# Work required:
What is the number of lines containing the string "this"? Answer with the number only.

# Supplied information:
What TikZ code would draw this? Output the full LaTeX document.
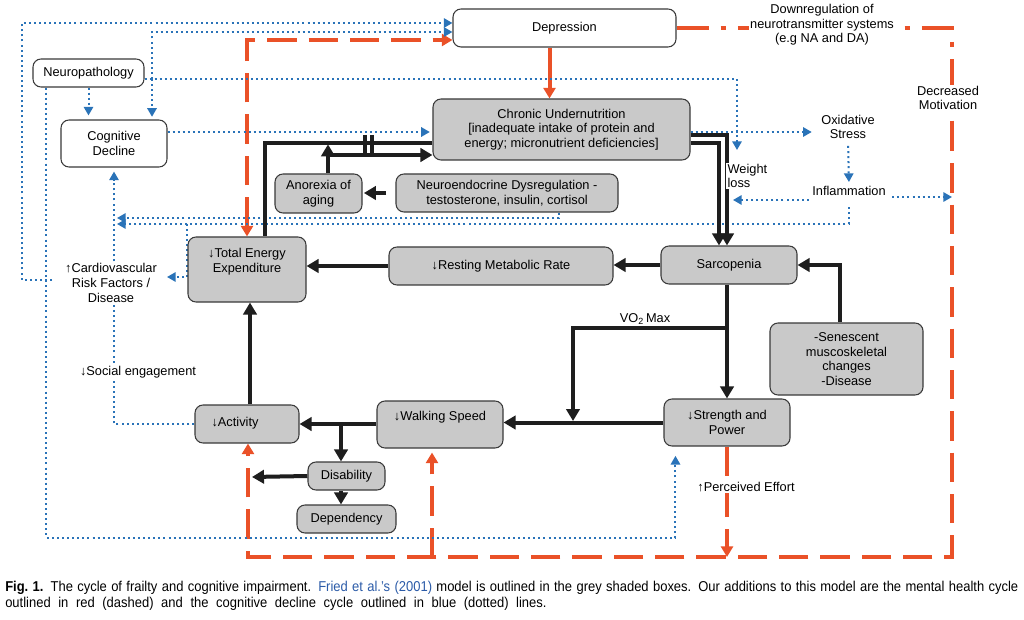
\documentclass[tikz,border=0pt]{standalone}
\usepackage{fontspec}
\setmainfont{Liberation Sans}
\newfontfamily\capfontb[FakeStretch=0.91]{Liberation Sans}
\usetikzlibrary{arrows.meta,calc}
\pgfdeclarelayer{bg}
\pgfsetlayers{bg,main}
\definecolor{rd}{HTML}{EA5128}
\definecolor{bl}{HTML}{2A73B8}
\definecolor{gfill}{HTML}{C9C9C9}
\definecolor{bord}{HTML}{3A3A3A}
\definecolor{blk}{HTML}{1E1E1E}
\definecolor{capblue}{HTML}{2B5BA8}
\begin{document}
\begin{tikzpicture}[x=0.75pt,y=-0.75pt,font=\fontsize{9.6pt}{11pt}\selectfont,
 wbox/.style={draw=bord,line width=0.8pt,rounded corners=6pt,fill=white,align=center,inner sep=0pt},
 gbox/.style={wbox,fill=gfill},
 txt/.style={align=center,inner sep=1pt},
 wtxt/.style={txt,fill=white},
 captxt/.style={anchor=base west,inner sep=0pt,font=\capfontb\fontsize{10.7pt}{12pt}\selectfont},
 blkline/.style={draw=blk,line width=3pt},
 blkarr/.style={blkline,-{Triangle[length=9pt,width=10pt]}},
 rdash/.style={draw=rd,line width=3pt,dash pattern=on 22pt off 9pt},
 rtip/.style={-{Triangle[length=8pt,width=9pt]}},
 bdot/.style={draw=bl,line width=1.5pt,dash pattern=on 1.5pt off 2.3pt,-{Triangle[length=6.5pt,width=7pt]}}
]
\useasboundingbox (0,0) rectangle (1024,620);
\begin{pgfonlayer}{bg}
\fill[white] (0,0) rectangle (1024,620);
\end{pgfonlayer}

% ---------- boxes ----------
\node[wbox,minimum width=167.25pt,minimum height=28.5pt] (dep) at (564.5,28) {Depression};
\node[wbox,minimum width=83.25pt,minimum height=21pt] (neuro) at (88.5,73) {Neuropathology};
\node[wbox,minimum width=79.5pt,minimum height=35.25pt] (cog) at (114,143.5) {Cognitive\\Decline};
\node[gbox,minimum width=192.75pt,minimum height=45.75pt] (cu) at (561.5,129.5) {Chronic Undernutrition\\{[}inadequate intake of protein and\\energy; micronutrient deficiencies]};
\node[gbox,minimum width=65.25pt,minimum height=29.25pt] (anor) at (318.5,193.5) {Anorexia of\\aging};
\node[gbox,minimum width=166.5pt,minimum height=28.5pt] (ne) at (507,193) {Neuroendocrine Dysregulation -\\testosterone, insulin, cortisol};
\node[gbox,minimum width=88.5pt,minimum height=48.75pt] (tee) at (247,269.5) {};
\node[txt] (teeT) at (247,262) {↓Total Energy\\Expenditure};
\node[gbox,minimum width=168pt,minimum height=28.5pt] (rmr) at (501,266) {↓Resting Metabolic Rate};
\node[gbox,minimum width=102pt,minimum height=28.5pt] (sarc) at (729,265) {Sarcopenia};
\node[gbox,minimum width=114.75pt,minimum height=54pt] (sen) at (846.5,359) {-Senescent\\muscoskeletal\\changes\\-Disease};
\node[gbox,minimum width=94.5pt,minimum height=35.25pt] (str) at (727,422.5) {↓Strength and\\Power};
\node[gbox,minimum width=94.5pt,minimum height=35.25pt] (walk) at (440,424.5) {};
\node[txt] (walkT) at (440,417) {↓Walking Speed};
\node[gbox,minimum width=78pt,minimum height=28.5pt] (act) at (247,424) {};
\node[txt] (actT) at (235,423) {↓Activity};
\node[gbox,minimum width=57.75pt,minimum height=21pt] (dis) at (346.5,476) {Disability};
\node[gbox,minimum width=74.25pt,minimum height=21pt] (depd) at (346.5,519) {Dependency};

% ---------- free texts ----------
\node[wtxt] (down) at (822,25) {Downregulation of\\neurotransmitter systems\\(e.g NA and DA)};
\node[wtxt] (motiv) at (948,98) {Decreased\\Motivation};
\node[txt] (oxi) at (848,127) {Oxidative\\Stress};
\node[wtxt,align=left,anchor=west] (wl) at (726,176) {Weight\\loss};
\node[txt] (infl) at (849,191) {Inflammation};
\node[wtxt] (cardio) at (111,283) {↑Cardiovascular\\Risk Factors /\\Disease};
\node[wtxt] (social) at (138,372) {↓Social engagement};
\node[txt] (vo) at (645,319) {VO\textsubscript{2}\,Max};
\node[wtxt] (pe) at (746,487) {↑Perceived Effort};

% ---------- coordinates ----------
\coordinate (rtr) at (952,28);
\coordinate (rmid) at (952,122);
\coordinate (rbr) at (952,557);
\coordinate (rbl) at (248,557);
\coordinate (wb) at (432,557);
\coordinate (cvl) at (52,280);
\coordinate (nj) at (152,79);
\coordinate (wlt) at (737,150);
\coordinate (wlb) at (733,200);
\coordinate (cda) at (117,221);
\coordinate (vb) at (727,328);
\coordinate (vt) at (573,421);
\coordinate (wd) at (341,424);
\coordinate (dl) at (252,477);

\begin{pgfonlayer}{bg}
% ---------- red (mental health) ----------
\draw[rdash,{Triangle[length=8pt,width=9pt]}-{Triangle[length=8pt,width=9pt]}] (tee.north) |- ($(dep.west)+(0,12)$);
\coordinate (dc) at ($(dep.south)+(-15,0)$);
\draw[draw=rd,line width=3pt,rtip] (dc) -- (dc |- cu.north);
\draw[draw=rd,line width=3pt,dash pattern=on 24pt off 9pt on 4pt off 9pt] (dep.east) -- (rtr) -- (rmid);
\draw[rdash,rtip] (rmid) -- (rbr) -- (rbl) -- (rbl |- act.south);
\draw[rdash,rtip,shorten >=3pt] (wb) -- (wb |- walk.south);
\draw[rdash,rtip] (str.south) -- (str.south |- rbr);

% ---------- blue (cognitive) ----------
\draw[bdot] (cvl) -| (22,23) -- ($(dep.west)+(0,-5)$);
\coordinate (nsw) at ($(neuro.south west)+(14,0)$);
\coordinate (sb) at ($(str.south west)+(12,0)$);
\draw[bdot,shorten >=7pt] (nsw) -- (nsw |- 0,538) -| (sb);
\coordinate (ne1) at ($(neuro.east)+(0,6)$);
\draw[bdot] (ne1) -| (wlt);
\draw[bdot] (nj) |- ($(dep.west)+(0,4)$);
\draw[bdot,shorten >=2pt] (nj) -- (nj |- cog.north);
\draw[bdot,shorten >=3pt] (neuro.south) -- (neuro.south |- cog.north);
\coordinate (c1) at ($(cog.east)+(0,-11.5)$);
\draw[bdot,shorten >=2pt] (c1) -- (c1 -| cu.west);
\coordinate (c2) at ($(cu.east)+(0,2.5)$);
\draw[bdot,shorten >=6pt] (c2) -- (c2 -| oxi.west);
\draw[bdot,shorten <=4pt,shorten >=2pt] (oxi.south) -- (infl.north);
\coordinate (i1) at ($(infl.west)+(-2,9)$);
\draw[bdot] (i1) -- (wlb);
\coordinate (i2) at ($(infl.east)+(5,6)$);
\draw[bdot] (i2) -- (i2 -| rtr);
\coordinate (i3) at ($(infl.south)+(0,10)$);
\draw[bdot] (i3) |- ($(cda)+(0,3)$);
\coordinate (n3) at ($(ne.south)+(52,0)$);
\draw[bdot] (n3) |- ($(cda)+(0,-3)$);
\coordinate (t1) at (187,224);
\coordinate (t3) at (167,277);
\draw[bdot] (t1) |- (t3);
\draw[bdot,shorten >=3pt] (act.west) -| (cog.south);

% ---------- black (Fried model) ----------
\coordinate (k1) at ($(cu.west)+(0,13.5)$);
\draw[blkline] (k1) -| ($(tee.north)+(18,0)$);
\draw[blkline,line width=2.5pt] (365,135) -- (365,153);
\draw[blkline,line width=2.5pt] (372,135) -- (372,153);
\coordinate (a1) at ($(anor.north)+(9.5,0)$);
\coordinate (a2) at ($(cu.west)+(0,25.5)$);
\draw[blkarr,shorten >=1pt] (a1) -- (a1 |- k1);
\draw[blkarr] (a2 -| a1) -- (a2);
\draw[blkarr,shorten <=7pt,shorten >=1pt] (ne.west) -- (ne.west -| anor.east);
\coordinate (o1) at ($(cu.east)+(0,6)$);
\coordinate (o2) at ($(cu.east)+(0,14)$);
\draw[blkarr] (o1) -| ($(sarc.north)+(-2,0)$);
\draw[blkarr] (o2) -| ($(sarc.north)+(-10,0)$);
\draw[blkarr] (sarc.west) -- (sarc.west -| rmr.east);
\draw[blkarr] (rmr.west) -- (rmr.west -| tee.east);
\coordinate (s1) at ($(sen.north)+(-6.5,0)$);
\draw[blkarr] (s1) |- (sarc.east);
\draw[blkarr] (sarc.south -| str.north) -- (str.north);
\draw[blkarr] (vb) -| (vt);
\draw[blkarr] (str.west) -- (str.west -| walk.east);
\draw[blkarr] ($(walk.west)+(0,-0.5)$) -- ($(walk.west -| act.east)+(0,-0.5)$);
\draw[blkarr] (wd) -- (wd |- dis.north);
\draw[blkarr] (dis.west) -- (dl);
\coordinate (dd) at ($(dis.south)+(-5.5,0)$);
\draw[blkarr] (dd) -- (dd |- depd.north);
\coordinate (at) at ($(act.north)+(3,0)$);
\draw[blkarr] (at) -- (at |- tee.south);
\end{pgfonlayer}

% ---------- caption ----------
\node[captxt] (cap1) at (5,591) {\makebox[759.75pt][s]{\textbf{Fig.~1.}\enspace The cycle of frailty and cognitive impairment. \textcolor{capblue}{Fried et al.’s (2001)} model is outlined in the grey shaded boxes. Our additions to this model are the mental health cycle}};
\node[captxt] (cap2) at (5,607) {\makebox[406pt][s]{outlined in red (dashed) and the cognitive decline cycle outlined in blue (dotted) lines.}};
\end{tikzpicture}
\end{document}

# Right answer:
2